*** PROVIDED DATA

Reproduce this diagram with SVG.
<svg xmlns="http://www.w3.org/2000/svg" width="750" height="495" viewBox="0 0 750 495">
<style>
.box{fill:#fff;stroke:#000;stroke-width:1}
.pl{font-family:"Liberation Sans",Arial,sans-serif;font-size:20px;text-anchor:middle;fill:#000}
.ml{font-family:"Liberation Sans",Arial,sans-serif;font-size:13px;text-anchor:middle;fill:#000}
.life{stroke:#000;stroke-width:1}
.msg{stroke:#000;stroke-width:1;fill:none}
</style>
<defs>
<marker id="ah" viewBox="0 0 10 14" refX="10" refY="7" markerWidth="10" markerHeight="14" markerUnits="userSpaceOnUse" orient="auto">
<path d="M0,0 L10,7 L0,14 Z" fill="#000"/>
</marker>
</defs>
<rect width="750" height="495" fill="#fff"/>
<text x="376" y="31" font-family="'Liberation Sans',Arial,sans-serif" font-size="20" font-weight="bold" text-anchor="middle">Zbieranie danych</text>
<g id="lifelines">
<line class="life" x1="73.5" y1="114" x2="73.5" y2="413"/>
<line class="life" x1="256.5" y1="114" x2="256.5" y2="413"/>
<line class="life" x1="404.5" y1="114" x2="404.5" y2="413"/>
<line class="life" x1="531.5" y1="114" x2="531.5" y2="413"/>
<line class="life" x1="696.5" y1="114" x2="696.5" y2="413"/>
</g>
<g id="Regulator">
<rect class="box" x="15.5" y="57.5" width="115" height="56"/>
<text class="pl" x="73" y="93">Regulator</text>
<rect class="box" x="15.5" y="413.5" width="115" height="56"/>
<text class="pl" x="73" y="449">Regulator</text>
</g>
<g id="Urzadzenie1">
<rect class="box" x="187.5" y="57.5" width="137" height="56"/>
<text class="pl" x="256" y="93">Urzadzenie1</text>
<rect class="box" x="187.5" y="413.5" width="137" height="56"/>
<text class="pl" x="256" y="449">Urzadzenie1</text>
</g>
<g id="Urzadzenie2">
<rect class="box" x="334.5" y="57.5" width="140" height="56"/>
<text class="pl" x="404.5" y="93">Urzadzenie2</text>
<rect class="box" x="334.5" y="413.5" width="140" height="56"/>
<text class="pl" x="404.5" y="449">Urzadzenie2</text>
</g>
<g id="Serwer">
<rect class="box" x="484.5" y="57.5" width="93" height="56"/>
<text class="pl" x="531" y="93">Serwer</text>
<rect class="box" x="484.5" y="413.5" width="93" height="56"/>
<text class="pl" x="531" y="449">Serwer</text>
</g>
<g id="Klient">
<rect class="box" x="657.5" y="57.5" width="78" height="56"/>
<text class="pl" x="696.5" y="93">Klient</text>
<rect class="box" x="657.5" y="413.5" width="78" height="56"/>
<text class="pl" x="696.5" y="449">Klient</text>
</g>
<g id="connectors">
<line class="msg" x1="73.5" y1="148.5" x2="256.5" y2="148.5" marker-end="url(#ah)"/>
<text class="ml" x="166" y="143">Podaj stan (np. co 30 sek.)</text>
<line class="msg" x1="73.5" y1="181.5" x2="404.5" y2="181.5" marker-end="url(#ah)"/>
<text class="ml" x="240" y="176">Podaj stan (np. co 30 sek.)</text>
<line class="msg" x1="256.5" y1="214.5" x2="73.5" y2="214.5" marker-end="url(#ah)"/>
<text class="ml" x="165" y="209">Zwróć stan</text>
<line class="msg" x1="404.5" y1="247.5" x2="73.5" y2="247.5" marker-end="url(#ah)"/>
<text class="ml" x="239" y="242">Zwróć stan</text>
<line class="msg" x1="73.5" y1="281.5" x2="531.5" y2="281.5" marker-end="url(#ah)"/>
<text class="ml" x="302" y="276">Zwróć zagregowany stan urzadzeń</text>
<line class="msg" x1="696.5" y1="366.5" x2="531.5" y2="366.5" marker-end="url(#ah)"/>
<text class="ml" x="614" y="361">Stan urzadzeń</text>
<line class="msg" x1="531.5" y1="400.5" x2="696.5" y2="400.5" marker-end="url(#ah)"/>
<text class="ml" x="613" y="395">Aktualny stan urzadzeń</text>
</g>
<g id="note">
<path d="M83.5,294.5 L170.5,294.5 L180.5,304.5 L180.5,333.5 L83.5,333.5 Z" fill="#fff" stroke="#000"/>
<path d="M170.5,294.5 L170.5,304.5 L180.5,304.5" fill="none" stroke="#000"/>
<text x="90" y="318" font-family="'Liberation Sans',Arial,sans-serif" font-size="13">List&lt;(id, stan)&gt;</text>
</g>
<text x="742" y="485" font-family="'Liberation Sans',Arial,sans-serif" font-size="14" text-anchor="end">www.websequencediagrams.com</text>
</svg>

******

Output all of the material, please, exactly as it stands.

● RESULT FOR THIS EXERCISE
Reproduce this diagram with SVG.
<svg xmlns="http://www.w3.org/2000/svg" width="750" height="495" viewBox="0 0 750 495">
<style>
.box{fill:#fff;stroke:#000;stroke-width:1}
.pl{font-family:"Liberation Sans",Arial,sans-serif;font-size:20px;text-anchor:middle;fill:#000}
.ml{font-family:"Liberation Sans",Arial,sans-serif;font-size:13px;text-anchor:middle;fill:#000}
.life{stroke:#000;stroke-width:1}
.msg{stroke:#000;stroke-width:1;fill:none}
</style>
<defs>
<marker id="ah" viewBox="0 0 10 14" refX="10" refY="7" markerWidth="10" markerHeight="14" markerUnits="userSpaceOnUse" orient="auto">
<path d="M0,0 L10,7 L0,14 Z" fill="#000"/>
</marker>
</defs>
<rect width="750" height="495" fill="#fff"/>
<text x="376" y="31" font-family="'Liberation Sans',Arial,sans-serif" font-size="20" font-weight="bold" text-anchor="middle">Zbieranie danych</text>
<g id="lifelines">
<line class="life" x1="73.5" y1="114" x2="73.5" y2="413"/>
<line class="life" x1="256.5" y1="114" x2="256.5" y2="413"/>
<line class="life" x1="404.5" y1="114" x2="404.5" y2="413"/>
<line class="life" x1="531.5" y1="114" x2="531.5" y2="413"/>
<line class="life" x1="696.5" y1="114" x2="696.5" y2="413"/>
</g>
<g id="Regulator">
<rect class="box" x="15.5" y="57.5" width="115" height="56"/>
<text class="pl" x="73" y="93">Regulator</text>
<rect class="box" x="15.5" y="413.5" width="115" height="56"/>
<text class="pl" x="73" y="449">Regulator</text>
</g>
<g id="Urzadzenie1">
<rect class="box" x="187.5" y="57.5" width="137" height="56"/>
<text class="pl" x="256" y="93">Urzadzenie1</text>
<rect class="box" x="187.5" y="413.5" width="137" height="56"/>
<text class="pl" x="256" y="449">Urzadzenie1</text>
</g>
<g id="Urzadzenie2">
<rect class="box" x="334.5" y="57.5" width="140" height="56"/>
<text class="pl" x="404.5" y="93">Urzadzenie2</text>
<rect class="box" x="334.5" y="413.5" width="140" height="56"/>
<text class="pl" x="404.5" y="449">Urzadzenie2</text>
</g>
<g id="Serwer">
<rect class="box" x="484.5" y="57.5" width="93" height="56"/>
<text class="pl" x="531" y="93">Serwer</text>
<rect class="box" x="484.5" y="413.5" width="93" height="56"/>
<text class="pl" x="531" y="449">Serwer</text>
</g>
<g id="Klient">
<rect class="box" x="657.5" y="57.5" width="78" height="56"/>
<text class="pl" x="696.5" y="93">Klient</text>
<rect class="box" x="657.5" y="413.5" width="78" height="56"/>
<text class="pl" x="696.5" y="449">Klient</text>
</g>
<g id="connectors">
<line class="msg" x1="73.5" y1="148.5" x2="256.5" y2="148.5" marker-end="url(#ah)"/>
<text class="ml" x="166" y="143">Podaj stan (np. co 30 sek.)</text>
<line class="msg" x1="73.5" y1="181.5" x2="404.5" y2="181.5" marker-end="url(#ah)"/>
<text class="ml" x="240" y="176">Podaj stan (np. co 30 sek.)</text>
<line class="msg" x1="256.5" y1="214.5" x2="73.5" y2="214.5" marker-end="url(#ah)"/>
<text class="ml" x="165" y="209">Zwróć stan</text>
<line class="msg" x1="404.5" y1="247.5" x2="73.5" y2="247.5" marker-end="url(#ah)"/>
<text class="ml" x="239" y="242">Zwróć stan</text>
<line class="msg" x1="73.5" y1="281.5" x2="531.5" y2="281.5" marker-end="url(#ah)"/>
<text class="ml" x="302" y="276">Zwróć zagregowany stan urzadzeń</text>
<line class="msg" x1="696.5" y1="366.5" x2="531.5" y2="366.5" marker-end="url(#ah)"/>
<text class="ml" x="614" y="361">Stan urzadzeń</text>
<line class="msg" x1="531.5" y1="400.5" x2="696.5" y2="400.5" marker-end="url(#ah)"/>
<text class="ml" x="613" y="395">Aktualny stan urzadzeń</text>
</g>
<g id="note">
<path d="M83.5,294.5 L170.5,294.5 L180.5,304.5 L180.5,333.5 L83.5,333.5 Z" fill="#fff" stroke="#000"/>
<path d="M170.5,294.5 L170.5,304.5 L180.5,304.5" fill="none" stroke="#000"/>
<text x="90" y="318" font-family="'Liberation Sans',Arial,sans-serif" font-size="13">List&lt;(id, stan)&gt;</text>
</g>
<text x="742" y="485" font-family="'Liberation Sans',Arial,sans-serif" font-size="14" text-anchor="end">www.websequencediagrams.com</text>
</svg>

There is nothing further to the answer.